Items from a dataset
•••
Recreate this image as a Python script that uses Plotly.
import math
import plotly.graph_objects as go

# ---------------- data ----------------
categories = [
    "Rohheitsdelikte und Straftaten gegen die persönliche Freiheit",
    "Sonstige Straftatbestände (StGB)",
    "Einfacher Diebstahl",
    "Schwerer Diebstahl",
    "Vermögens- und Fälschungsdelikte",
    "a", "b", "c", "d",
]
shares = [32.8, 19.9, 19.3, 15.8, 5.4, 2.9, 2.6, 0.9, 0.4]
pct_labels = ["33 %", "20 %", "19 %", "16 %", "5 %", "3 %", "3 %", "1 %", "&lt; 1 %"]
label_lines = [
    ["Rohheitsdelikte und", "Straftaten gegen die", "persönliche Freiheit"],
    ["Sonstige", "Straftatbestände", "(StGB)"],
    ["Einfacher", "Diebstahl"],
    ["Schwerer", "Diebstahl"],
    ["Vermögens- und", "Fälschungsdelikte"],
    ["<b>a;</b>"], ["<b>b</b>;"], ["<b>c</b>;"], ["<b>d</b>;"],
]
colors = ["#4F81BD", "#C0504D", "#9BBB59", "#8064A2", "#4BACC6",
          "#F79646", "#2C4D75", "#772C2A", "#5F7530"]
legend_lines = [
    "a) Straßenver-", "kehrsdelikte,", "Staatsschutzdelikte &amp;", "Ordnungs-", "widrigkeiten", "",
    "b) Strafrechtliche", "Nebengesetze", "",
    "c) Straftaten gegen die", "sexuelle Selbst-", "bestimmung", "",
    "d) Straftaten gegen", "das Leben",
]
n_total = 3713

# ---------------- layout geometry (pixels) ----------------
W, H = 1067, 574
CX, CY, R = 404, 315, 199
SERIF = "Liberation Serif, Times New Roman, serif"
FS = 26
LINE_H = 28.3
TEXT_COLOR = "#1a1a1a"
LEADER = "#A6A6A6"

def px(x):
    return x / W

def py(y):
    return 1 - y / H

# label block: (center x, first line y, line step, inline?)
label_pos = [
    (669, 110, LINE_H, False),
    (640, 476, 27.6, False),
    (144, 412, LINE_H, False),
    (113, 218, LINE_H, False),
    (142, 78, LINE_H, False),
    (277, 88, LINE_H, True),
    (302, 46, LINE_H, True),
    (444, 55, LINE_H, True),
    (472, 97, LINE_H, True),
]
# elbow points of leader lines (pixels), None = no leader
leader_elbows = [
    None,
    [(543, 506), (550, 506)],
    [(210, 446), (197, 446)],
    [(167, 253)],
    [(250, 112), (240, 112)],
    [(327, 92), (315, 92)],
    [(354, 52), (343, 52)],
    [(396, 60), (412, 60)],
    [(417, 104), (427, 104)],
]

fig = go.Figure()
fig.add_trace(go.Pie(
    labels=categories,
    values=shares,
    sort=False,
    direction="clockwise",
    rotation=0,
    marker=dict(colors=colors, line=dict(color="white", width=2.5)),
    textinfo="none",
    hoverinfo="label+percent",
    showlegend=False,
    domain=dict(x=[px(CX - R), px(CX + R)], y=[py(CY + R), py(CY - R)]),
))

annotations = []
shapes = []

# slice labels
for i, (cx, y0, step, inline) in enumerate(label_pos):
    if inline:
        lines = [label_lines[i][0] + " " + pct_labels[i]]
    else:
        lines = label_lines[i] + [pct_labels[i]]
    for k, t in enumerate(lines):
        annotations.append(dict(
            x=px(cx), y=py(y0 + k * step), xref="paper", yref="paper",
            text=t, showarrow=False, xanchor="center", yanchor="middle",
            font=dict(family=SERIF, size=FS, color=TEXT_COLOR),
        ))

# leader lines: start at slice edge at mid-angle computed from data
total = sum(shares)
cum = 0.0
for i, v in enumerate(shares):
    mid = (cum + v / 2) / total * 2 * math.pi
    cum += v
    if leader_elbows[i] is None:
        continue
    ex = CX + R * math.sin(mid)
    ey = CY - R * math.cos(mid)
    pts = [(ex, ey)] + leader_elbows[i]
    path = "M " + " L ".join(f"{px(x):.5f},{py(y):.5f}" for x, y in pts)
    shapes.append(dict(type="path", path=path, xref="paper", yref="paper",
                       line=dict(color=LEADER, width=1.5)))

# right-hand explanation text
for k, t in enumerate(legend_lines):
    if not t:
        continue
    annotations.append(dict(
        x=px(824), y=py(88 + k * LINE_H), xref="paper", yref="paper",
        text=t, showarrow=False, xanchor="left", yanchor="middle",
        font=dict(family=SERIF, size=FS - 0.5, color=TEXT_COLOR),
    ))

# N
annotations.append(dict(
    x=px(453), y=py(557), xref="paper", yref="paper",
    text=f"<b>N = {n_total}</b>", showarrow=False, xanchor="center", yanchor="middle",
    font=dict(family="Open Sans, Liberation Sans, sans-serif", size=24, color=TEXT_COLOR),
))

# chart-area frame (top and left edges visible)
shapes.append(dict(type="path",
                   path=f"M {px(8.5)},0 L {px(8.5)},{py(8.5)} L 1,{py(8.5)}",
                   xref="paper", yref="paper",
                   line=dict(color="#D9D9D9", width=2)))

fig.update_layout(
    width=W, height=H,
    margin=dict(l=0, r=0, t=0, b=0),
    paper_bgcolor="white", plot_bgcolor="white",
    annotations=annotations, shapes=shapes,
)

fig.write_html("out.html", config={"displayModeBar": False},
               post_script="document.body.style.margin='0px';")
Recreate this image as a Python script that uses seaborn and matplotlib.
•••
Written instruction: The answer should consist of the lines from the first line of the entries through the line with "import plotly.graph_objects as go", copied exactly.

Solved exercise:
Recreate this image as a Python script that uses Plotly.
import math
import plotly.graph_objects as go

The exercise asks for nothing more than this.